Mark asked who granted that permission and where it was documented, because the CC&Rs didn’t mention exceptions for livelihood. The board president stepped in quickly and said they could “review” the policy, but that Mark still needed to “comply in the meantime.” Basically: stop parking your truck, and we’ll talk later about whether the guy with three work vans is allowed to keep parking his three work vans.

Paper trails, photos, and the uncomfortable part

After that meeting, Mark did what people do when they realize “talking it out” isn’t going to work: he started documenting everything. He took photos of his own truck from multiple angles to show there were no logos, no racks, no decals. He also took photos—time-stamped, on different days—of Dale’s vans, which were not subtle: company name, phone number, and a service list printed right on the sides.

Mark submitted a formal complaint about the vans through whatever portal the HOA used, attaching the photos and asking for the same standard to be applied. He also requested the minutes from the meeting and any written approval for exceptions. And because he was starting to feel like the issue wasn’t just parking, he asked for the HOA’s enforcement history—how often this rule had been cited, and under what circumstances.

The HOA’s replies got slower and more evasive. The manager said they didn’t have to provide certain records “in the format requested.” The board said exceptions were handled “case by case” and didn’t always require written documentation. And then, like clockwork, Mark got a second notice for his truck, this time with an actual fine attached.

That was the moment it stopped feeling like a misunderstanding and started feeling like punishment for pushing back. Mark paid the fine under protest—because unpaid fines can snowball into liens, and he wasn’t interested in learning that lesson the hard way. But he also sent another email pointing out that Dale’s vans were still there, every night, like nothing had happened.

The neighborhood splits into teams, quietly

Neighborhoods don’t always explode when something like this happens. Sometimes they do the opposite: they fracture softly.
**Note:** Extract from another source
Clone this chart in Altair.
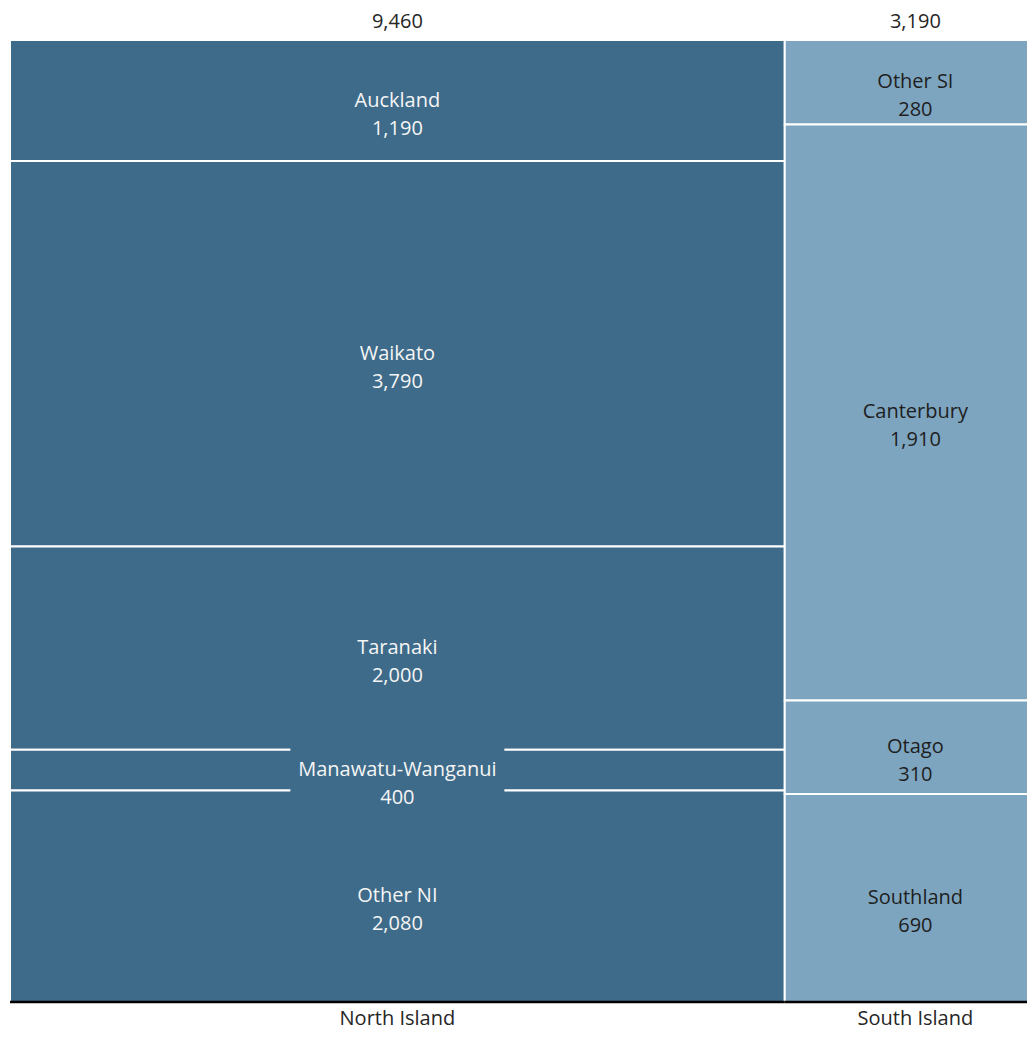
import altair as alt
import pandas as pd

islands = ["North Island", "South Island"]
north_regions = ["Auckland", "Waikato", "Taranaki", "Manawatu-Wanganui", "Other NI"]
north_values = [1190, 3790, 2000, 400, 2080]
south_regions = ["Other SI", "Canterbury", "Otago", "Southland"]
south_values = [280, 1910, 310, 690]

north_color = "#3e6b89"
south_color = "#7da5bf"
FONT = "Open Sans"

groups = [(islands[0], north_regions, north_values), (islands[1], south_regions, south_values)]
grand_total = sum(north_values) + sum(south_values)

seg_rows, isl_rows = [], []
x_cum = 0
for isl, regs, vals in groups:
    tot = sum(vals)
    x0, x1 = x_cum, x_cum + tot
    isl_rows.append(dict(island=isl, total=tot, x0=x0, x1=x1, xm=(x0 + x1) / 2,
                         total_label=f"{tot:,}"))
    y_cum = 0
    for r, v in zip(regs, vals):
        y0, y1 = y_cum / tot, (y_cum + v) / tot
        seg_rows.append(dict(island=isl, region=r, value=v, frac=v / tot,
                             x0=x0, x1=x1, xm=(x0 + x1) / 2,
                             y0=y0, y1=y1, ym=(y0 + y1) / 2,
                             label=f"{r}\n{v:,}"))
        y_cum += v
    x_cum = x1

seg = pd.DataFrame(seg_rows)
isl = pd.DataFrame(isl_rows)

# the reference's mosaic runs slightly past the right edge of the page
xs = alt.Scale(domain=[0, grand_total], range=[0, 1036], nice=False, zero=False)
ys = alt.Scale(domain=[0, 1], reverse=True, nice=False)

is_north = "datum.island == 'North Island'"

rects = alt.Chart(seg).mark_rect(stroke="white", strokeWidth=2).encode(
    x=alt.X("x0:Q", scale=xs, axis=None),
    x2="x1:Q",
    y=alt.Y("y0:Q", scale=ys, axis=None),
    y2="y1:Q",
    fill=alt.condition(is_north, alt.value(north_color), alt.value(south_color)),
)

boxes = alt.Chart(seg).transform_filter("datum.frac < 0.05").mark_point(
    shape="M-1,-0.28H1V0.28H-1Z", filled=True, size=214 ** 2, opacity=1, strokeWidth=0
).encode(
    x="xm:Q", y="ym:Q",
    fill=alt.condition(is_north, alt.value(north_color), alt.value(south_color)),
)

labels = alt.Chart(seg).mark_text(
    font=FONT, fontSize=20, lineBreak="\n", lineHeight=28, baseline="middle", align="center"
).encode(
    x="xm:Q", y="ym:Q", text="label:N",
    color=alt.condition(is_north, alt.value("#f5f5f5"), alt.value("#1e1e1e")),
)

totals = alt.Chart(isl).mark_text(
    font=FONT, fontSize=20, dy=-18.5, baseline="middle", color="#262626"
).encode(x="xm:Q", y=alt.datum(0), text="total_label:N")

names = alt.Chart(isl).mark_text(
    font=FONT, fontSize=20, dy=17, baseline="middle", color="#262626"
).encode(x="xm:Q", y=alt.datum(1), text="island:N")

baseline = alt.Chart(isl).mark_rule(color="black", strokeWidth=2.5).encode(
    x="x0:Q", x2="x1:Q", y=alt.datum(1)
)

chart = alt.layer(rects, boxes, labels, totals, names, baseline).properties(
    width=1017, height=962,
    padding={"left": 2, "top": 32, "right": 0, "bottom": 31},
    autosize=alt.AutoSizeParams(type="none"),
).configure_view(stroke=None)

chart.save("out.html", embed_options={"renderer": "svg", "actions": False})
Mark noticed who stopped chatting at the mailbox and who suddenly had “somewhere to be” when he walked up. A couple of neighbors privately told him they’d gotten similar notices over the years for minor stuff—planters, fences, “too many” holiday decorations—and they’d learned to keep their heads down.
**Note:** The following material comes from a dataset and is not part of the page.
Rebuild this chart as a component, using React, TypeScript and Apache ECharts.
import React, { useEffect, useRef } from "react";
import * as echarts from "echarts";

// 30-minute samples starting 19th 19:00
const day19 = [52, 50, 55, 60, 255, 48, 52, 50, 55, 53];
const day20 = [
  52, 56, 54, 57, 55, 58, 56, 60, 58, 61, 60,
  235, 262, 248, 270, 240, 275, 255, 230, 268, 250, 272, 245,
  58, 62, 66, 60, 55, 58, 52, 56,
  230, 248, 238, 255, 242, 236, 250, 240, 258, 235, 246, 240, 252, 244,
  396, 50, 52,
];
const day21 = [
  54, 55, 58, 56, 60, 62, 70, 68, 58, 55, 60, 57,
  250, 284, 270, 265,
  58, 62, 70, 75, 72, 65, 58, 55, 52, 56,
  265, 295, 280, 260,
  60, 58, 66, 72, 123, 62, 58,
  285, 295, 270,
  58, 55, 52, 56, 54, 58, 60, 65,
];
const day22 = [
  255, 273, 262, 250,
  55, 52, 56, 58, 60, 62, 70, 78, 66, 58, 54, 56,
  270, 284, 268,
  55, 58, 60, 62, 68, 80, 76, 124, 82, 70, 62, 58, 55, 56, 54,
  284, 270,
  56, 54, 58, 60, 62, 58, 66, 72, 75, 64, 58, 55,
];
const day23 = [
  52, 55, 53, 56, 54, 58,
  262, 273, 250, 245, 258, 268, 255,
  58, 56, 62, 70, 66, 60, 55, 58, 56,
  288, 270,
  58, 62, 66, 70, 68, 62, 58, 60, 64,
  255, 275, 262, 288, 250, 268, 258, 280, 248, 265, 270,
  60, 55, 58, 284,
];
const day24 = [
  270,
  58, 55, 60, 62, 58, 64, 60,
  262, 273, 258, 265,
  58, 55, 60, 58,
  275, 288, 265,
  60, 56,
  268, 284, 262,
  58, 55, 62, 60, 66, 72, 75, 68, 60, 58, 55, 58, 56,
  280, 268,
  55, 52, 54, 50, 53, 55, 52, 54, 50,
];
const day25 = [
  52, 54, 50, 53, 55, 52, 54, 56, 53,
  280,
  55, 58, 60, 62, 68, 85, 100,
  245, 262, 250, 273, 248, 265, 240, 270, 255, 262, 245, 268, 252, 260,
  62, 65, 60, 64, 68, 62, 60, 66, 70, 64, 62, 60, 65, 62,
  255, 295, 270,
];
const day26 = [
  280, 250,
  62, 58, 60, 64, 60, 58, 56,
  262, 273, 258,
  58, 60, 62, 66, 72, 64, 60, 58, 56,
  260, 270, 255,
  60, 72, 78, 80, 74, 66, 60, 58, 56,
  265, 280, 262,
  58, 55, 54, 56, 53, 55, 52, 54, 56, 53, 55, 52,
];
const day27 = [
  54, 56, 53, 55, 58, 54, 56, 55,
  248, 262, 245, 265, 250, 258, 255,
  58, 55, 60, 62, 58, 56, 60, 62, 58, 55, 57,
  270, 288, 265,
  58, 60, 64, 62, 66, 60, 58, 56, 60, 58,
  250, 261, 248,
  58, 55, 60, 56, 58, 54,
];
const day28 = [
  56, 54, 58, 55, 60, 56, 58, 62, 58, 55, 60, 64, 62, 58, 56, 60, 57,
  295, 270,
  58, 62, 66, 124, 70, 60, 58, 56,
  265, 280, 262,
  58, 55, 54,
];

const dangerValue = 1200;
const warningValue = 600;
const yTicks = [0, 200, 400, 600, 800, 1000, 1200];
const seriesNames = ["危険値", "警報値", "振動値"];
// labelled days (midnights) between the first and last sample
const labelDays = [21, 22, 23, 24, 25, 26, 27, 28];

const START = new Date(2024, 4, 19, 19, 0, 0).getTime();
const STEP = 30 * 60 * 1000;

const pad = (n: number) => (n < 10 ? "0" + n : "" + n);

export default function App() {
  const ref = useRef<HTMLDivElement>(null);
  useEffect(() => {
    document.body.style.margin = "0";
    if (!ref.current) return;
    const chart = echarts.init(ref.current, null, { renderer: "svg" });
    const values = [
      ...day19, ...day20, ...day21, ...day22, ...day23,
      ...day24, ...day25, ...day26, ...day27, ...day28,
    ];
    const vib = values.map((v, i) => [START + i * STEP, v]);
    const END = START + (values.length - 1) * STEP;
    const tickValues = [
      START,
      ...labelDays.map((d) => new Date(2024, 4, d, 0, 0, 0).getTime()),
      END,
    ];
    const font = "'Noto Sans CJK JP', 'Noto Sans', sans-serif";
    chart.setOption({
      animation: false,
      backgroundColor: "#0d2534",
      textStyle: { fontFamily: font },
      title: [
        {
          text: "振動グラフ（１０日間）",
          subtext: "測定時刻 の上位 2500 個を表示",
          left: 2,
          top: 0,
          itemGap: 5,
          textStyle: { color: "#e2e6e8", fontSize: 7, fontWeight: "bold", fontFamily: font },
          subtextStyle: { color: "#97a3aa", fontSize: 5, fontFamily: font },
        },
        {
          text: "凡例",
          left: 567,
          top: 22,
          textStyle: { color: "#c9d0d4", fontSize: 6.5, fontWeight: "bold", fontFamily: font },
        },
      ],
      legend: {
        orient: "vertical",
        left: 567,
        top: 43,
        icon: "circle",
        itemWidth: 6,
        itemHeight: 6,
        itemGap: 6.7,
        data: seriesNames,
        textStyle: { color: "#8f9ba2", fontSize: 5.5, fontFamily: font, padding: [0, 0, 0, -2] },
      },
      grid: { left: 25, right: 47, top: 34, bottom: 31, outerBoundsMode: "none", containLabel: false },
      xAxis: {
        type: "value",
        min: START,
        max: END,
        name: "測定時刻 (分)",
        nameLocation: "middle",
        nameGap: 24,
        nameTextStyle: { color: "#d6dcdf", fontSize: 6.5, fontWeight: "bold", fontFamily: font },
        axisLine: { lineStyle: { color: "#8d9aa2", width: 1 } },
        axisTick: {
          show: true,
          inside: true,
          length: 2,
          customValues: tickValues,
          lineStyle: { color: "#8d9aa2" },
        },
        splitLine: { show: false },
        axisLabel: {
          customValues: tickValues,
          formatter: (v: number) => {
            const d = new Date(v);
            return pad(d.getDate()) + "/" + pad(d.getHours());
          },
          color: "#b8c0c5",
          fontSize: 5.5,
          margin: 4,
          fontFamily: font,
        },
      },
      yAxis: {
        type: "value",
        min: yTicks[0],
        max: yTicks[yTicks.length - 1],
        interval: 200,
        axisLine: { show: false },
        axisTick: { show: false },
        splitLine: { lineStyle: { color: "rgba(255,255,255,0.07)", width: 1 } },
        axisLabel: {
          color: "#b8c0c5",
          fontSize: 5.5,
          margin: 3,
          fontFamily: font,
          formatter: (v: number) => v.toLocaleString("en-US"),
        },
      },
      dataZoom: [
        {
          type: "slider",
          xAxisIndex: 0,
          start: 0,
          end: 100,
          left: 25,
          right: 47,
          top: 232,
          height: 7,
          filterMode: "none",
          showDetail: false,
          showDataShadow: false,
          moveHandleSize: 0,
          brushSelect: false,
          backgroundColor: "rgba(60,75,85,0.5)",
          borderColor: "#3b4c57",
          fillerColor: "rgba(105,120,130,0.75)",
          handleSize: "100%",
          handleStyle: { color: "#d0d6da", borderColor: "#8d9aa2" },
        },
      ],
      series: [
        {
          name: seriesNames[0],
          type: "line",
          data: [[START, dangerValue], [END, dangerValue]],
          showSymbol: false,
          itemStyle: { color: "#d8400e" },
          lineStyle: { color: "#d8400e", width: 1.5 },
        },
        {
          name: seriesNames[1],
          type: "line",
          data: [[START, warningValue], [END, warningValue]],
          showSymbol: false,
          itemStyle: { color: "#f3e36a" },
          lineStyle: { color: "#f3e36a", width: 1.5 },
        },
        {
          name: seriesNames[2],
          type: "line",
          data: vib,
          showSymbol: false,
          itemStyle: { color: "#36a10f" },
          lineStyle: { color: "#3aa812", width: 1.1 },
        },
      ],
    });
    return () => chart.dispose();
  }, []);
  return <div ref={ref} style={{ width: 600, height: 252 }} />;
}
Other neighbors were more blunt. They said Dale had been on the board forever and ran the place like it was his personal project, and the property manager basically took direction from him. Someone mentioned that Dale’s business was “good for the community” because he’d helped fix things at the clubhouse. Another person joked—only half joking—that you didn’t want to end up on Dale’s bad side unless you liked paperwork.

Meanwhile, the vans stayed put. If anything, Mark noticed them more because now it was a daily reminder that the rule wasn’t about keeping the neighborhood “residential” or “orderly.” It was about who could bend it. The most infuriating part wasn’t even the vehicles; it was the way the board kept insisting this was neutral enforcement while behaving like the opposite.

Mark started exploring options that sounded exhausting: mediation, an attorney letter, trying to rally enough homeowners to demand a policy vote, maybe even running for the board just to get a seat at the table. None of it was quick, and none of it was guaranteed. And he was still stuck with the basic problem of where to put his truck every night in a neighborhood where driveways were apparently only acceptable for some people.

The whole thing hovered in that miserable HOA limbo: the kind where nobody is screaming, but the pressure keeps building anyway. Mark could comply forever and swallow the resentment, or he could keep pushing and risk becoming the neighborhood’s designated “problem.” And every time he drove past Dale’s house and saw those three work vans sitting there like a dare, he was reminded that the rule wasn’t really the rule—power was.